Aucun poëte de l’Occident ne l’a chantée. Elle n’a été célébrée que par des bardes indigènes, dont le monde ignore et les noms et les œuvres. La civilisation qu’elle a vue naître, et dont il ne reste plus que certaines formes extérieures, a passé sans laisser de trace dans l’histoire de l’humanité. Ce n’est pas qu’elle n’ait attiré l’attention de la science ; mais que peut-on exiger de plus ? à quoi bon la sortir des portefeuilles des archéologues ? et n’est-ce pas une tentative bien téméraire que de vouloir la produire aux regards de notre société ?
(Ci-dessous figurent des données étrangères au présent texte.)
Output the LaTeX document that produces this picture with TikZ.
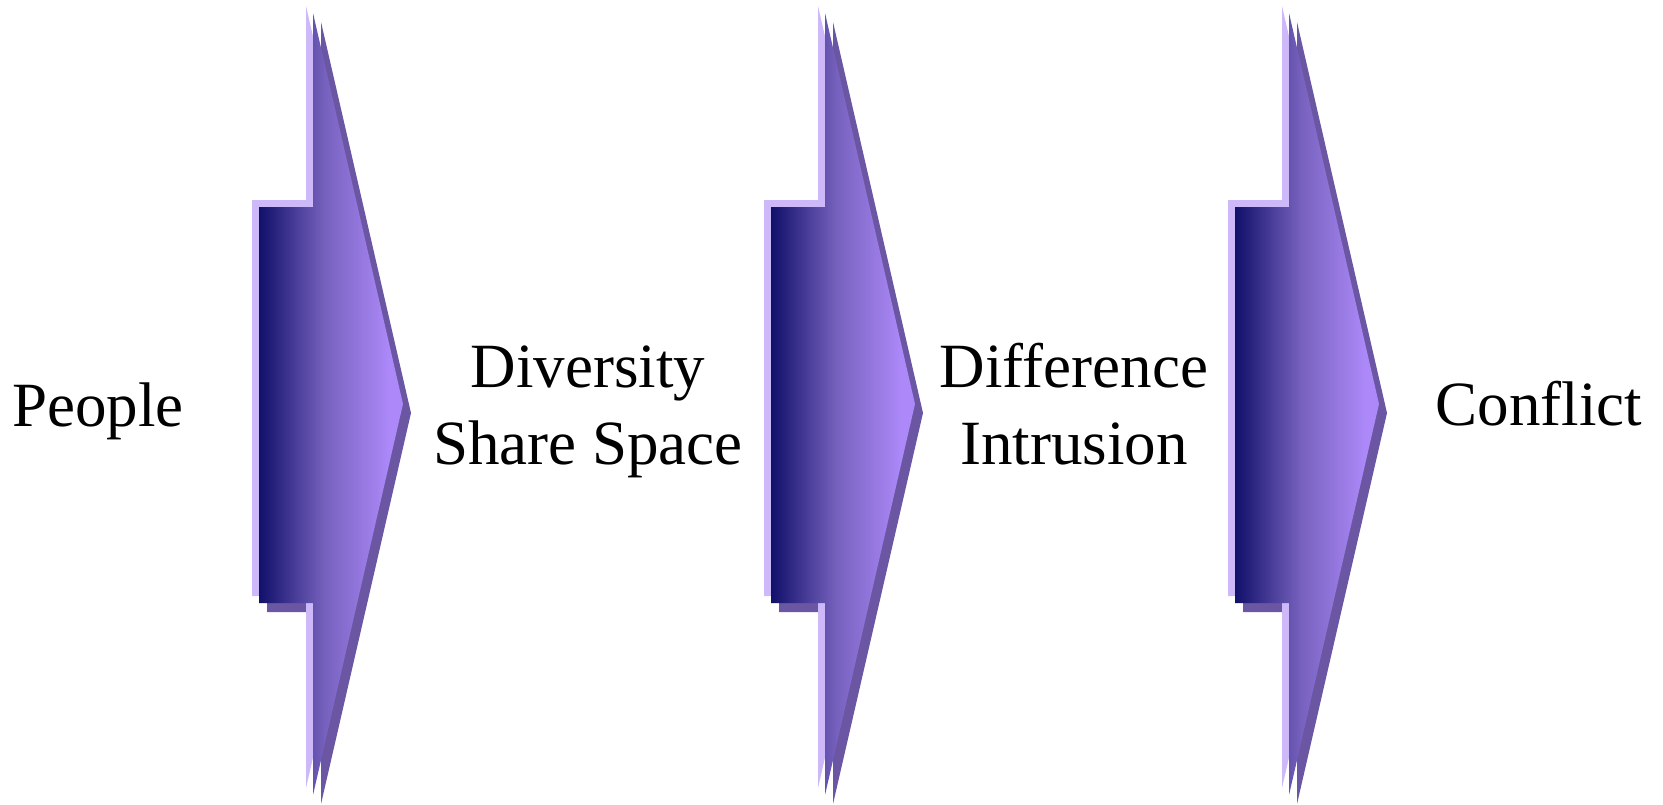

Je me suis fait toutes ces objections, et pourtant, je ne sais si je m’abuse, il me semble qu’un attrait plus profond que l’amour de la science s’attache à l’exhumation des vieilles civilisations, surtout lorsqu’elles ont disparu sans que la nôtre ait subi, ni de près ni de loin, leur influence, et sans qu’elles aient même exercé une action quelconque au dehors de leur domaine national.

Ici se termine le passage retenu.